TORONTO -- Toronto police are investigating a possible hate crime in connection with a disturbing letter sent to the president of the Elementary Teachers of Toronto (ETT).

Jennifer Brown is a trailblazer who oversees the largest teachers’ local in North America.

“As such, that’s 11,000 members — looking at their working conditions, bargaining goals,” she said.

“I’ve received treatment from my colleagues, even from within, much differently than any other president,” she said.

Brown is the first Black person to serve as ETT president — a local of the Elementary Teachers Federation of Ontario. 

She says she was the target of racist hate mail and was made aware of a letter addressed to her in February.

She tells CTV News Toronto that a torn piece of a Toronto Star article that she was featured in, had racial slurs handwritten over it, including the N-word and racist references to her Jamaican heritage.

The article titled “Thorncliffe Park school suddenly closes” was issued on December 4, 2020.

“I was scared, I was shaken,” a visibly distraught Brown told CTV News Toronto.

She never physically held the letter, but said she was told about it earlier this year.

“The letter was sent to the provincial office.
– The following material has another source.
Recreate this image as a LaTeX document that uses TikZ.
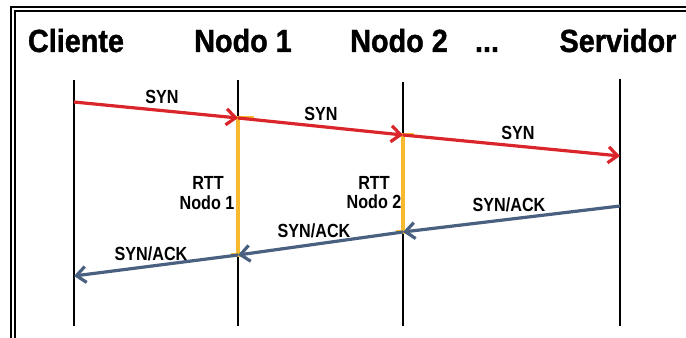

I was told at the time that there was racist hate mail addressed to me,” Brown said.

“I wanted to find out as much as I could about it without actually having to read it and have the poison affect me.”

Her husband read the letter to her in March.
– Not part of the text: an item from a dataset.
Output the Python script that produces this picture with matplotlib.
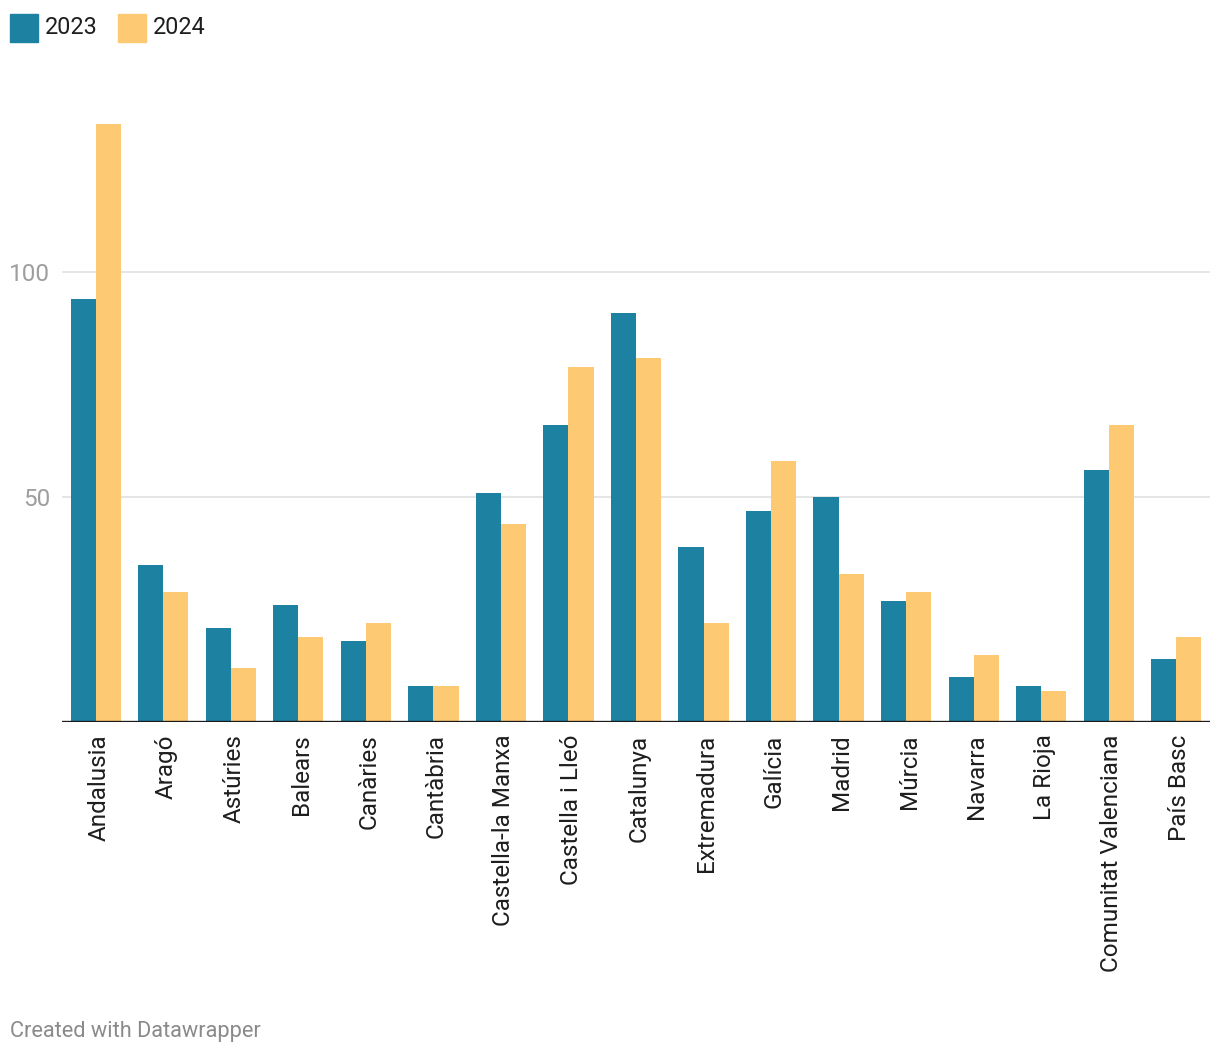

“It takes a toll on her individually, it takes a toll on a family,” said Hayton Morrison. 

“What hurts so much is to think that the letter that I received could possibly have been sent by a fellow colleague,” Brown said.
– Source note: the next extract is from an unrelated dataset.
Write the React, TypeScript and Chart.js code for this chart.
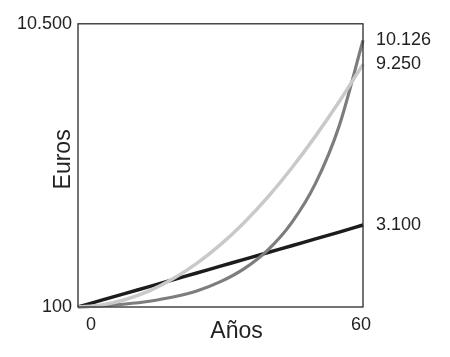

In a statement to CTV News Toronto, a Toronto police spokesperson said the Hate Crime Unit is investigating the incident.

“Despite extensive inquiries by the investigator, including sending the letter off for forensic testing, a suspect has not been identified at this time and no arrests have been made,” the statement reads.

“What are they doing to teachers in the classroom? What are they doing to students in the classroom? That’s my concern,” Brown said.

A similar incident happened in February, during Black History Month. A Toronto District School Board (TDSB) teacher confirmed receiving a racist letter in connection with an anti-Black racism course he was teaching at the time.

Brown is speaking out about the incident in case there are other victims suffering in silence. 

“My plea for my fellow teachers is, if they have received racist hate mail, please come forward as I am working closely with the Toronto Police to support their investigation of the hate mail. Their story and evidence will help to bring the perpetrator to justice,” she said.

Morrison is supportive of his wife, but says her reliving the event takes a toll. 

“I think it’s great that she’s doing it, but I think it’s so sad that she has to do it,” Morrison said.

‘A serious racism problem’ within TDSB

In the 2019-2020 school year, 291 hate incident reports were filed by TDSB staff — 70 per cent involved race, with 41 per cent specifically involving anti-Black racism.

According to the TDSB’s human rights report, the number of complaints remained steady compared to the year before, even with schools closing after March 14, 2020 due to COVID-19.

“Specifically, incidents citing anti-Black racism exceeded all other incidents reported by a wide margin,” the report reads.

“Employees of the TDSB are required through policy to report to managerial staff any incidents of hate, bias or racism that they encounter through “hate activity reports. Incidents of racism and hate occur in TDSB schools daily and they do so in significant numbers.”

Brown says there has been an increase in divisiveness within the union.

“There has a been a lot of toxic conversation and it’s created a very volatile environment on social media, as well as on e-mail.”

She said many attacks have been directed at her, which have made it much harder to do the work she was elected to do.

“It’s hard not to take it personally, as the first Black union leader,” Brown said.

Dr. Natalie Delia Deckard says it’s a heavy burden to bear.

“You can never actually stand for yourself. You’re a credit or a liability to an entire demographic group of people to your entire race.”

The murder of George Floyd by a white Minneapolis police officer last May sparked a worldwide movement around anti-Black racism.

Racism is a decades-old problem, but Dr. Richard Douglass-Chin, a founding member of Researchers, Academics and Advocates of Color for Equity in Solidarity, says recent activism could be a catalyst for the pushback.

“I expect to see more of it, not less,” he said.

“But, I think we also need to be cognizant and aware of how we’re going to deal with that and so I think the government is actually thinking about legislation around hate speech.”

Researchers at York University found seven in 10 Black Canadians have experienced racism on a regular or occasional basis, according to an interim report produced in partnership with the Canadian Race Relations.

Brown said a number of action steps have been taken to help address racism within the union. Some of the steps include a listening tour, the addition of a new role to deal with human rights violations, and bringing in experts to speak with members impacted by racism.

She is working alongside police and hopes her experience will serve as encouragement for other potential victims to come forward.

“Racism is not acceptable and it hurts everyone.”

Police call the crimes “completely unacceptable” and are urging anyone with information to contact them.

Police say “even the smallest piece of information could prove vital in finding answers.”